Odnosząc się do zaplanowanej na poniedziałek manifestacji, mówi:

„trudno mi zrozumieć cel organizowanie pikiety, skoro związki zawodowe nie wyczerpały dróg prawnych przewidzianych w przepisach ustawy o rozwiązywaniu sporów zbiorowych”.

Paluszkiewicz deklaruje na koniec rozmowy, że w jego pracy najbardziej liczą się „radio i jego słuchacze”.

- Za cele postawiłem sobie podnoszenie słuchalności, wprowadzanie jak najlepszych programów na rynek. To ja odpowiadam za radio, ponoszę za nie finansową odpowiedzialność. Decyzje, które podejmuję, obciążają mnie. Nie pozwolę sobie na to, by ktoś bez odpowiedzialności zmuszał mnie do podejmowania decyzji, które mają na celu dbanie o partykularne interesy kilku osób

- podsumowuje.

„W Radiu Łódź za łby biorą się dosłownie wszyscy”

To tytuł artykułu, jaki na łamach Dziennika Łódzkiego pojawił się pod koniec września 2010 roku. Każdy, kto obecną awanturę w Radiu Łódź łączyłby z „pisowską” etykietą rozgłośni, może nieco zrewidować pogląd.

„Jest takie miejsce w Łodzi, gdzie związkowcy mierzą wysokość pisuarów, prezesi szturmują swoje gabinety, a wrogie obozy obrzucają się błotem. Od nienawiści aż kipi. Do akcji zaprzęgane są prokuratura, rząd, media, NIK, IPN. W radiu Łódź ciekawie jest od zawsze”

- czytamy w artykule.

Z pisuarem to nie żart. W każdym razie zbyt wysoko powieszony pisuar w męskiej toalecie Państwowa Inspekcja Pracy potraktowała nad wyraz serio.

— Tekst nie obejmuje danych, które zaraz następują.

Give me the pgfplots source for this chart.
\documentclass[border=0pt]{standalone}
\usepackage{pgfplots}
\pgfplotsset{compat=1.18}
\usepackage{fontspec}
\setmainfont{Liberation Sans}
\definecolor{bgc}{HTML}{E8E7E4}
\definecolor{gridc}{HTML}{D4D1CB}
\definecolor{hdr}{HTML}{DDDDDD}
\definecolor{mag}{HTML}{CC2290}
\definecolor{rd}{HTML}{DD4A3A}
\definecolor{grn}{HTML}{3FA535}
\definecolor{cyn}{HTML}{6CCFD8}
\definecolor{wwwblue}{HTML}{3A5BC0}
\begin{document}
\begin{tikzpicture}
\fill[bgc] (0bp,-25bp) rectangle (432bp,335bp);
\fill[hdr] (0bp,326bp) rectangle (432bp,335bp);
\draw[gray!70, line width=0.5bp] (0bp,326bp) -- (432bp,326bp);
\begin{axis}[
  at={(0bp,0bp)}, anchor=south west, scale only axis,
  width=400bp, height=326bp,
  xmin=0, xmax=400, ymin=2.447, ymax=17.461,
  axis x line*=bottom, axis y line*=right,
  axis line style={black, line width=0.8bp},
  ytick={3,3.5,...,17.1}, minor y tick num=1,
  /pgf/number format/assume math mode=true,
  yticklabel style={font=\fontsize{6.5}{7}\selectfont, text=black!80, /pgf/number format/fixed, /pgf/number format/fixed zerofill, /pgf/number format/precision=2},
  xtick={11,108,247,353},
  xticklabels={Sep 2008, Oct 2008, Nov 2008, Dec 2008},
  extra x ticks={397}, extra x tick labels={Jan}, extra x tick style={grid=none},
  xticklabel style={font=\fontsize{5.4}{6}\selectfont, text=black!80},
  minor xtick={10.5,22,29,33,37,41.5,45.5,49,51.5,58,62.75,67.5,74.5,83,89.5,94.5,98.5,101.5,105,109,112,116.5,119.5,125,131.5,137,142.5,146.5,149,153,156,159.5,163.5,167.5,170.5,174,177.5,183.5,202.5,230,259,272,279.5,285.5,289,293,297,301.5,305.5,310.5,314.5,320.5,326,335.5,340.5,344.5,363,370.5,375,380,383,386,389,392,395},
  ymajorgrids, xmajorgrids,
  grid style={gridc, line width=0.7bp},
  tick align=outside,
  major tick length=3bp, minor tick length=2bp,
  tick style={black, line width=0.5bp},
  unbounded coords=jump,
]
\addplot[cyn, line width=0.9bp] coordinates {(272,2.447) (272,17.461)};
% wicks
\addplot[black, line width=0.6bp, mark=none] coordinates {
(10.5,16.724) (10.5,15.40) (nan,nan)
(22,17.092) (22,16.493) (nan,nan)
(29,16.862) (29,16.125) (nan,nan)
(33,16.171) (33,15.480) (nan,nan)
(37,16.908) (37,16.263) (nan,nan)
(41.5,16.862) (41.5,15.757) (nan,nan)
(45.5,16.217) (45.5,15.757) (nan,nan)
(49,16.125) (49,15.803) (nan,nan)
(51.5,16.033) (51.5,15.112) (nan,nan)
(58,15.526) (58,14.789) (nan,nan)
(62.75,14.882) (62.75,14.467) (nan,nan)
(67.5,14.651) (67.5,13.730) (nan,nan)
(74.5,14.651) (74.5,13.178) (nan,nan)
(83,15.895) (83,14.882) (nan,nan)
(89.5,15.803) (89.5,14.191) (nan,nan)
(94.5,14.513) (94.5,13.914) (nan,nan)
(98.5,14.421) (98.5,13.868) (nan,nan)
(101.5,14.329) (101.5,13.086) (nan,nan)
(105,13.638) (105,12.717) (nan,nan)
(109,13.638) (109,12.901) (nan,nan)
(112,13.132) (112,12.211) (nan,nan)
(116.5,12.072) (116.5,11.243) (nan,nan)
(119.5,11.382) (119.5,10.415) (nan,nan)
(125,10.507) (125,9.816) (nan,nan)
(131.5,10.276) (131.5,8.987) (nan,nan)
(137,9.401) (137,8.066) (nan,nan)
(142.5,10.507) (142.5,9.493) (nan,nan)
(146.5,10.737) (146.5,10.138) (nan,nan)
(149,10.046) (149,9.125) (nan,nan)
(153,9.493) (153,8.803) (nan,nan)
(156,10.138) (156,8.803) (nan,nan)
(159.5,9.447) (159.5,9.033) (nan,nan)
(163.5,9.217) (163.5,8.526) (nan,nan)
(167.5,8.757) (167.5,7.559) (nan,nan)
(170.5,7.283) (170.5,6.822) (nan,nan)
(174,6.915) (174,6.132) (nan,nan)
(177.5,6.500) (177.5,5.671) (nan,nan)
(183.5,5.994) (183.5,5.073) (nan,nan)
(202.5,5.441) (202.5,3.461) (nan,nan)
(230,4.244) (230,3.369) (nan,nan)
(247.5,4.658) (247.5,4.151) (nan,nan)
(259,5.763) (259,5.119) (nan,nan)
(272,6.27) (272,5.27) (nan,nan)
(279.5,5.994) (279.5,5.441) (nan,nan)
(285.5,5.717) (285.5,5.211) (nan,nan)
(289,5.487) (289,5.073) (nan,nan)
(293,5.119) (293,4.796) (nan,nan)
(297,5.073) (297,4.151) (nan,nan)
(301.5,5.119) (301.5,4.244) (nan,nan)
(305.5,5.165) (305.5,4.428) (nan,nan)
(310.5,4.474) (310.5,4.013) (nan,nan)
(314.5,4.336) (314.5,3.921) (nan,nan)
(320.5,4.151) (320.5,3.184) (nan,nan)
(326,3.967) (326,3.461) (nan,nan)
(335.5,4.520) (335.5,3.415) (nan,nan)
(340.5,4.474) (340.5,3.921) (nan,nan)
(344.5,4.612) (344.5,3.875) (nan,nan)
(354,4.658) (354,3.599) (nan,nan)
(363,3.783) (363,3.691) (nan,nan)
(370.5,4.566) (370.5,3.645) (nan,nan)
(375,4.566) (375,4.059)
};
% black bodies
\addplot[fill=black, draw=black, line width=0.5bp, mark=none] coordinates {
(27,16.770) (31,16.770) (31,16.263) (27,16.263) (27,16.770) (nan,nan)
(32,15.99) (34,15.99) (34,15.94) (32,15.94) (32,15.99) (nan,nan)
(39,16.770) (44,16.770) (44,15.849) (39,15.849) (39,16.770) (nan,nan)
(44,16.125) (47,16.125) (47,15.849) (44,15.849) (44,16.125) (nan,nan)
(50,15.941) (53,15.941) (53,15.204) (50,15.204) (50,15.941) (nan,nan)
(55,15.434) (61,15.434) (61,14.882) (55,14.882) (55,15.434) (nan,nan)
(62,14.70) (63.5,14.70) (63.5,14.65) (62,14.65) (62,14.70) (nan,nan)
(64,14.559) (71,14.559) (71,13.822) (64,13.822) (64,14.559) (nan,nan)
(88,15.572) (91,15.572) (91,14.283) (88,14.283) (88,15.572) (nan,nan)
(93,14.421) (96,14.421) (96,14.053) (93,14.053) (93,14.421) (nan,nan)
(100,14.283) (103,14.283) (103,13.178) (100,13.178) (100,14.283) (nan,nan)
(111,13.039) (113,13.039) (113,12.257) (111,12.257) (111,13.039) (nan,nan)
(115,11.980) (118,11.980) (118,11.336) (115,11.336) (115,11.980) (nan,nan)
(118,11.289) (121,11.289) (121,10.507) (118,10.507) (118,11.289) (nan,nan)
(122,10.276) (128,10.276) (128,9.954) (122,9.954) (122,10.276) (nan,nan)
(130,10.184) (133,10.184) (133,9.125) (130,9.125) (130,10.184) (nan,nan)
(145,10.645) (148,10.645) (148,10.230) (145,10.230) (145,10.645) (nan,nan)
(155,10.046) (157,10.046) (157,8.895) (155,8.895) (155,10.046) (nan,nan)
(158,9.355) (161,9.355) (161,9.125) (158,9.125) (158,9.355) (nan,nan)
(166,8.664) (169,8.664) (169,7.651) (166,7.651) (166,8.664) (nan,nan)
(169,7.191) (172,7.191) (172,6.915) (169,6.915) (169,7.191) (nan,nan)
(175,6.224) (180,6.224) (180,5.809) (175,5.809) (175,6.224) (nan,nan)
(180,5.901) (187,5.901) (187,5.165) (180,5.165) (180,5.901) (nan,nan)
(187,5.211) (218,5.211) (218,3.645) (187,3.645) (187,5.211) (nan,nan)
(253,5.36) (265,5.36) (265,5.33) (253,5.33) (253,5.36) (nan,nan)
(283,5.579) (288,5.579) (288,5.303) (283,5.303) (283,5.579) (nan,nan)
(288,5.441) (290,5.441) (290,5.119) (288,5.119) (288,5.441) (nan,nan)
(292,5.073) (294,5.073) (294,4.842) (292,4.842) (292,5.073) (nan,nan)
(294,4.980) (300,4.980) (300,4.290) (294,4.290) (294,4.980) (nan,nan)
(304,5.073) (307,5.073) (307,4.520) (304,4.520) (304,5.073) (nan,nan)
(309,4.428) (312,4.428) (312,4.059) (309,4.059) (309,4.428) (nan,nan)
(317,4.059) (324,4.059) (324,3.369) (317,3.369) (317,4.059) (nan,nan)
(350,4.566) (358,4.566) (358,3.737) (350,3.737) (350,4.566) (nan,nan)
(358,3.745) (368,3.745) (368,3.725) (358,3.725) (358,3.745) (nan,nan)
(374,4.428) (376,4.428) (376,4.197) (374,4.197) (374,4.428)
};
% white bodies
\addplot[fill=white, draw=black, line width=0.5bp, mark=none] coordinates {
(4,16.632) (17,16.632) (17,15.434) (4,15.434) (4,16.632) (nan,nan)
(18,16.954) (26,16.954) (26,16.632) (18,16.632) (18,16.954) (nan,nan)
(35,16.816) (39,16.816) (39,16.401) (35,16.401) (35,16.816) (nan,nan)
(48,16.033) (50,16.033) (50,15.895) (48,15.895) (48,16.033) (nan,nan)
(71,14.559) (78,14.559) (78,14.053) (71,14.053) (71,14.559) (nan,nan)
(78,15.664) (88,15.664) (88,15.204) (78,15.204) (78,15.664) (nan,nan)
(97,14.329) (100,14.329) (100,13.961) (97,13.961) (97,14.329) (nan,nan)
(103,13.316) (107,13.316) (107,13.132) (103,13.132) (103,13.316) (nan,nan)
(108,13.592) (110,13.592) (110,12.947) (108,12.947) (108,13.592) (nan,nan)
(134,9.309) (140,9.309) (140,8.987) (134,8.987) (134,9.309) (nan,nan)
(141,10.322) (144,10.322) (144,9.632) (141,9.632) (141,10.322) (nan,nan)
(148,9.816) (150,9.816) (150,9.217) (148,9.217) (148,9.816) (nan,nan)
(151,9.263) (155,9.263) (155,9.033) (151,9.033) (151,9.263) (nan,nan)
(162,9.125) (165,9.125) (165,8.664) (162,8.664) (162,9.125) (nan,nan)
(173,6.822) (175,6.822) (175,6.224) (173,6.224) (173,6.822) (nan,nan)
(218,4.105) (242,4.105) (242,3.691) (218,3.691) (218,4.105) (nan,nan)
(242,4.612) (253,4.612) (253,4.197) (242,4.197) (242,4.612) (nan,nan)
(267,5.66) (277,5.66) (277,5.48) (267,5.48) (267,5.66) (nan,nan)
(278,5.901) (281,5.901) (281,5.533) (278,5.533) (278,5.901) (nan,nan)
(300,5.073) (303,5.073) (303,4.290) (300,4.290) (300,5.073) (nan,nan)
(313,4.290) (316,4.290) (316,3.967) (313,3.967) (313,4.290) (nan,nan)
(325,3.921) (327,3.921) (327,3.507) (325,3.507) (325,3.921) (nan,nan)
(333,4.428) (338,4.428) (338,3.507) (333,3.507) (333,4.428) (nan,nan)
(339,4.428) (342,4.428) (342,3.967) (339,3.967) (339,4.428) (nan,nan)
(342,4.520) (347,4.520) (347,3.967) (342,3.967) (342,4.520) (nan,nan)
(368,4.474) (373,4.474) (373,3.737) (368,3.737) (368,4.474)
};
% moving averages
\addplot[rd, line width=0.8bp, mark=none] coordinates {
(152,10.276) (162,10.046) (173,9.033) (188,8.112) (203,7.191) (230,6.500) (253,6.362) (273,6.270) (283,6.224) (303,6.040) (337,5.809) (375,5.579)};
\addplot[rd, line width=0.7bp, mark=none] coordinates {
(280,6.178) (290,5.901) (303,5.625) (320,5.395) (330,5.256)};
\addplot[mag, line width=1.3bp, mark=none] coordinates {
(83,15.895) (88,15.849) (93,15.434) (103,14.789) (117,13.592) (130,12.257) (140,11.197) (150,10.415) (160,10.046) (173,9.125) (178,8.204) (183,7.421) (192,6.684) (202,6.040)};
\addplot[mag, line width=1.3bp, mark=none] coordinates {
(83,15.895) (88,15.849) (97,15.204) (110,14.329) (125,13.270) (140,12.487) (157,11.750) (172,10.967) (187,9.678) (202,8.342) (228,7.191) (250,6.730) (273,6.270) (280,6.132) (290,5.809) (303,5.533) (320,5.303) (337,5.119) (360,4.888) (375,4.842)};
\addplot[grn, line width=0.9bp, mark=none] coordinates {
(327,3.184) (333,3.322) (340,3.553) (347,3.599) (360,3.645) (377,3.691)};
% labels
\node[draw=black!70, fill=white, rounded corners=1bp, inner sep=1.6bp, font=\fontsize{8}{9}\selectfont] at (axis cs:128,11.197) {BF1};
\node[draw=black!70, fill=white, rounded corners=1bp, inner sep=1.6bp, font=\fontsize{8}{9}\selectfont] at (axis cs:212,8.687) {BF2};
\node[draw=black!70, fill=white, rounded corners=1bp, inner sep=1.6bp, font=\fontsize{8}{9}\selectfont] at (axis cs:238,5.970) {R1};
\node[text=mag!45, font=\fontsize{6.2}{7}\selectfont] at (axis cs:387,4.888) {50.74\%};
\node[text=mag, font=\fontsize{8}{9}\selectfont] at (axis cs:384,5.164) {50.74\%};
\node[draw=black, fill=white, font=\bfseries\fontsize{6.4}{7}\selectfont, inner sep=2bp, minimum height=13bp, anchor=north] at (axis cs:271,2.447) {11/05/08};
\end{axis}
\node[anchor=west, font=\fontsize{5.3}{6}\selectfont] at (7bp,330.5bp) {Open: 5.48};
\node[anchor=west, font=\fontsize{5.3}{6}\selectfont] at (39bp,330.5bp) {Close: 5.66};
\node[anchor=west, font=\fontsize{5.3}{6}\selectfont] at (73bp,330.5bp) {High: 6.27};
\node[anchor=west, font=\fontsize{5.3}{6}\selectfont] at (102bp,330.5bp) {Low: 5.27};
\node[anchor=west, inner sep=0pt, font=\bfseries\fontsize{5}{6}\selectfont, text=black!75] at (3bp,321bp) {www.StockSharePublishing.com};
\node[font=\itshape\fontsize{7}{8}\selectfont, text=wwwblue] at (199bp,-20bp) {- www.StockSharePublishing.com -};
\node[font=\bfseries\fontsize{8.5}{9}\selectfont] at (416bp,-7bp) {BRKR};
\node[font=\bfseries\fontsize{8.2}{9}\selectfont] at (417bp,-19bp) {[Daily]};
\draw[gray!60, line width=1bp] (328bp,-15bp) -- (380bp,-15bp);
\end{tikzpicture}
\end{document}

„Przeprowadzono eksperyment. Przed pisuarem stanął jeden z najniższych pracowników spółki i komisyjnie się załatwił. Obecny przy tym inspektor PIP przystąpił do stosownych pomiarów. Wyszło, że pisuar rzeczywiście wisi 5 cm za wysoko”

- czytamy w tekście sprzed blisko 12 lat. Podobnych sytuacji była cała masa, co skrupulatnie opisywały lokalne media. Stan permanentnego konfliktu między kolejnymi zarządami i związkami zawodowymi ma bogatą historię.